Most retail traders start with CFDs or Crypto because they are accessible and have low barriers to entry. But eventually, every serious trader looks at the Futures market. Why? Because that is where price is actually discovered—where the real institutional money flows and where the charts you watch on every other platform get their data from.
When you see the S&P 500 moving on your CFD platform, it isn't moving because of people buying stocks or CFDs. It is moving because of people trading the E-Mini S&P 500 Futures (ES) on the Chicago Mercantile Exchange (CME). Your CFD broker is simply copying that price and adding a spread. The Futures market is the source; everything else is a derivative of that source.
Understanding Futures—even if you never trade them—makes you a better trader because you understand where price actually comes from.

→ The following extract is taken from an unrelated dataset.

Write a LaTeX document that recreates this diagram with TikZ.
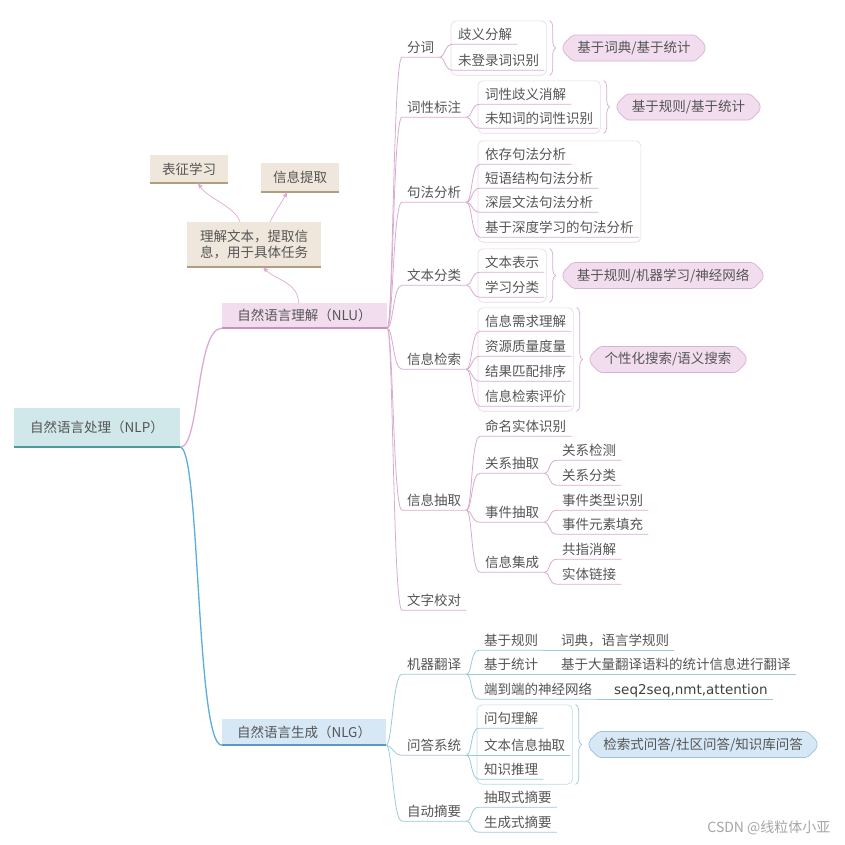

1. The Power of Centralization (The CLOB)
To understand Futures, you must understand the Central Limit Order Book (CLOB).
In fragmented markets like Crypto or Forex, there are dozens of exchanges. The price on Binance might differ from Coinbase.
In Futures, there is ONE exchange (e.g., CME). Whether you are a billionaire hedge fund manager or a retail trader in your basement:
- You see the exact same price.
- You see the exact same volume.
- You join the exact same queue.
This transparency allows for Order Flow Trading. You can look at the "DOM" (Depth of Market) and see exactly how many contracts are sitting at 4150.50 waiting to be bought. You cannot do this reliably in CFDs.
2. Standardization: The "Tick" Language
In stocks, you think in dollars. In Futures, you think in Ticks and Points.
A contract is a standardized agreement. You don't decide the size; the exchange does.
The E-Mini S&P 500 (ES)
The most popular contract in the world.
- Tick Size: 0.25 (Minimum move).
- Tick Value: $12.50 per contract.
- Point Value: $50.00 (4 ticks).
If the market moves 10 points (a small move), one single contract makes or loses $500.
The Micro S&P 500 (MES)
Designed for smaller retail accounts.
- Tick Size: 0.25.
- Tick Value: $1.25 per contract.
- Point Value: $5.00.
Allows you to trade with professional execution but with 1/10th of the risk.
3. Margin: Performance Bond (Not a Loan)
In stocks, "Margin" implies borrowing money from your broker and paying interest on that loan. In Futures, Margin works completely differently—it is a Performance Bond, a good-faith deposit.
You place this deposit with the clearing house to guarantee you can pay your losses if the trade goes against you. Crucially, you do not pay interest on this leverage because you haven't borrowed anything—you've simply posted collateral.
Example: You might control $200,000 worth of S&P 500 exposure with just a $500 margin deposit (Intraday Margin) or $12,000 (Overnight Margin). This gives incredible capital efficiency—but it cuts both ways. If the market moves 1% against you (about 45 points on ES), you could lose your entire $500 intraday margin in minutes. The leverage is real, and it demands respect.
This is why Futures trading requires strict risk management. The capital efficiency that makes Futures attractive is the same leverage that destroys undisciplined traders.
4. The Expiration Date
Unlike stocks which last forever, a Futures contract dies.
Contracts typically expire quarterly (March, June, Sept, Dec). A week before expiration, traders must "Roll" their position (sell the old contract, buy the new one).
Fun Fact: If you hold an Oil Future past expiration, you are legally obligated to take delivery of 1,000 barrels of Crude Oil. Don't worry, your broker will force-close your position before a tanker truck shows up at your house.
Summary
Futures are the purest form of trading available to retail participants. No hidden spreads—you see the exact bid and ask that institutions see. No broker manipulation—the exchange is neutral, simply matching buyers and sellers. Real volume data—you can see exactly how many contracts traded at each price level.
The Futures market is ruthless, fast, and requires discipline that most retail traders haven't developed. But for those who put in the work, it offers a level playing field that simply doesn't exist in CFD or spot crypto markets. It is the gold standard for a reason—and understanding why helps you become a better trader regardless of which instrument you ultimately choose.
Many traders start with CFDs to learn the basics, then graduate to Futures once they have consistent profitability and sufficient capital. It's a natural progression toward trading at the source rather than trading a derivative of a derivative.